Invoking Descriptors

描述符用法建议,

        内置的 property 类创建的是'覆盖型'(date descriptor), 实现了 __set__ 和 __get__. 
        特性 property 的 __set__ 方法 默认会抛出 'AttributeError: can not set attribute', 
        也就是说使用 property 是创建'只读'属性的一个简单的方式。
        
        然而, 如果通过 descriptor 来实现'只读' 属性, 一定要 同时实现 __set__ 和 __get__ 方法,
        否则, 实例的同名属性会遮盖 descriptor.  
        
        用于验证数据的 descriptor 可以只有 __set__ 方法 来 验证数据的有效性.
        如果有效, 使用 'descriptor 实例' 的名称为 '键', 在'实例' 的 __dict__ 属性中设置。
        从'实例'中读取同名属性的速度更快, 因为不需要经过 __get__ 方法处理.
        
        如果只实现了 __get__ 方法, 是'非覆盖型'(non-data) descriptor. 这类描述符适用于执行一些耗费资源的计算,
        然后向'实例'设置同名属性, 以缓存结果. 同名的'实例属性'会遮盖 descriptor, 因此, 后面再访问会直接从实例的
        __dict__ 属性中的到值, 不会触发描述符的 __get__ 方法. 

    
    Invoking descriptors,
        In general, a descriptor is an object attribute with “binding behavior”, one whose attribute access has been
        overridden by methods in the descriptor protocol: __get__(), __set__(), and __delete__().
        If any of those methods are defined for an object, it is said to be a descriptor.
    
        The default behavior for attribute access is to get, set, or delete the attribute from an object’s dictionary.
        For instance, a.x has a lookup chain starting with a.__dict__['x'], then type(a).__dict__['x'],
        and continuing through the base classes of type(a) excluding metaclasses.
    
        However, if the looked-up value is an object defining one of the descriptor methods, then Python may override
        the default behavior and invoke the descriptor method instead.

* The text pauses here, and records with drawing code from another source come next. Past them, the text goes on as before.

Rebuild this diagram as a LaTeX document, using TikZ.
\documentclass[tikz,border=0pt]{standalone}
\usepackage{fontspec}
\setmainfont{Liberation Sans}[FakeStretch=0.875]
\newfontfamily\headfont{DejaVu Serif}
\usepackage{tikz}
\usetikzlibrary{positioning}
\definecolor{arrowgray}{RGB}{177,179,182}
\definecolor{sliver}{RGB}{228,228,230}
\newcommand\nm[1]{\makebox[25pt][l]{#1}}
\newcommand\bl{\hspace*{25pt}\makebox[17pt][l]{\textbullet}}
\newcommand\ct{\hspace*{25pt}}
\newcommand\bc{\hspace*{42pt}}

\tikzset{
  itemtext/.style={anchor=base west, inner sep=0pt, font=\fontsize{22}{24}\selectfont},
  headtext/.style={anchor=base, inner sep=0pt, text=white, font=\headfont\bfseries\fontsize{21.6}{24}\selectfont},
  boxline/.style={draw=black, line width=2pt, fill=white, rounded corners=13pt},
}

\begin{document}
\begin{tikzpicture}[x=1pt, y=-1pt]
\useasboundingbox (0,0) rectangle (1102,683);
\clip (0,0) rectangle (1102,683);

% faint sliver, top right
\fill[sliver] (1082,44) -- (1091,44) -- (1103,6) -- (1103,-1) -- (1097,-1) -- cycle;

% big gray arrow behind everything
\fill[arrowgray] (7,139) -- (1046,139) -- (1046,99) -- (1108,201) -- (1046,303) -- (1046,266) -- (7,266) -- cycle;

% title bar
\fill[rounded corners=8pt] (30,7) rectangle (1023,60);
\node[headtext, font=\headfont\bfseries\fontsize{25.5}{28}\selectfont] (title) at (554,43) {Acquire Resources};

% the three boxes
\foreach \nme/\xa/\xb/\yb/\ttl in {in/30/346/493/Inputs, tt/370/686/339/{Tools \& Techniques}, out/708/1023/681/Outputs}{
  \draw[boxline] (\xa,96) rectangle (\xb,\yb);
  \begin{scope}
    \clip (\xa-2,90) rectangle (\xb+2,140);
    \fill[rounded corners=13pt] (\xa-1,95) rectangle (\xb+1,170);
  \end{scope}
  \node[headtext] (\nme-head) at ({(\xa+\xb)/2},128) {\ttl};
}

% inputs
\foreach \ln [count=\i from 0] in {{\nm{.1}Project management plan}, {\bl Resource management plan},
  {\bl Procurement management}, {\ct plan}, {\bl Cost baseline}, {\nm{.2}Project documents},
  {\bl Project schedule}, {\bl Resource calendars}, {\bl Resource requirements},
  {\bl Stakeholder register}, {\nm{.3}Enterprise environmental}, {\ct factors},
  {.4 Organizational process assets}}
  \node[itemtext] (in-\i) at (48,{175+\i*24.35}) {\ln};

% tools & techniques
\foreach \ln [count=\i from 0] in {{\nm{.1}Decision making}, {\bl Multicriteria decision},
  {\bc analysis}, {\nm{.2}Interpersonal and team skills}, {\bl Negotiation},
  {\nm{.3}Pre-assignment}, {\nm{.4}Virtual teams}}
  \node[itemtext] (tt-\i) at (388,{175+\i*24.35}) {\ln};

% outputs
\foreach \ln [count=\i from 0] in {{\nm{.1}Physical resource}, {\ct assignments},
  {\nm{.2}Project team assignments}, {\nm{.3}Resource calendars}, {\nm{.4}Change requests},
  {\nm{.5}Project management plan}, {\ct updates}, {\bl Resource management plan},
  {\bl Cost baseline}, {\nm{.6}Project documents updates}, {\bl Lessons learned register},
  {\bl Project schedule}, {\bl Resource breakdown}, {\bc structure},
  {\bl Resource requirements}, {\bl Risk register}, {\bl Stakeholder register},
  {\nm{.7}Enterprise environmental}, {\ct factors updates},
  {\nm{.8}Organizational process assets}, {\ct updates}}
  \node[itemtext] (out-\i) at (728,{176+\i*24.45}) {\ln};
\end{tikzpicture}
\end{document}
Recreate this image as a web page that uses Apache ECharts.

Where this occurs in the precedence chain depends
        on which descriptor methods were defined and how they were called.
    
        The starting point for descriptor invocation is a binding, a.x. How the arguments are assembled depends on a:
    
        Direct Call
            The simplest and least common call is when user code directly invokes a descriptor method: x.__get__(a).
    
        Instance Binding
            If binding to an object instance, a.x is transformed into the call: type(a).__dict__['x'].__get__(a, type(a)).
    
        Class Binding
            If binding to a class, A.x is transformed into the call: A.__dict__['x'].__get__(None, A).
    
        Super Binding
            If a is an instance of super, then the binding super(B, obj).m() searches obj.__class__.__mro__ for the base
            class A immediately preceding B and then invokes the descriptor with the call: A.__dict__['m'].__get__(obj, obj.__class__).
    
        For instance bindings, the precedence of descriptor invocation depends on the which descriptor methods are defined.
        A descriptor can define any combination of __get__(), __set__() and __delete__(). If it does not define __get__(),
        then accessing the attribute will return the descriptor object itself unless there is a value in the object’s instance dictionary.
        If the descriptor defines __set__() and/or __delete__(), it is a data descriptor; if it defines neither, it is a non-data descriptor.
        Normally, data descriptors define both __get__() and __set__(), while non-data descriptors have just the __get__() method.
        Data descriptors with __set__() and __get__() defined always override a redefinition in an instance dictionary.
        In contrast, non-data descriptors can be overridden by instances.
    
        Python methods (including staticmethod() and classmethod()) are implemented as non-data descriptors.
        Accordingly, instances can redefine and override methods. This allows individual instances to acquire
        behaviors that differ from other instances of the same class.
    
        The property() function is implemented as a data descriptor. Accordingly, instances cannot override the behavior of a property.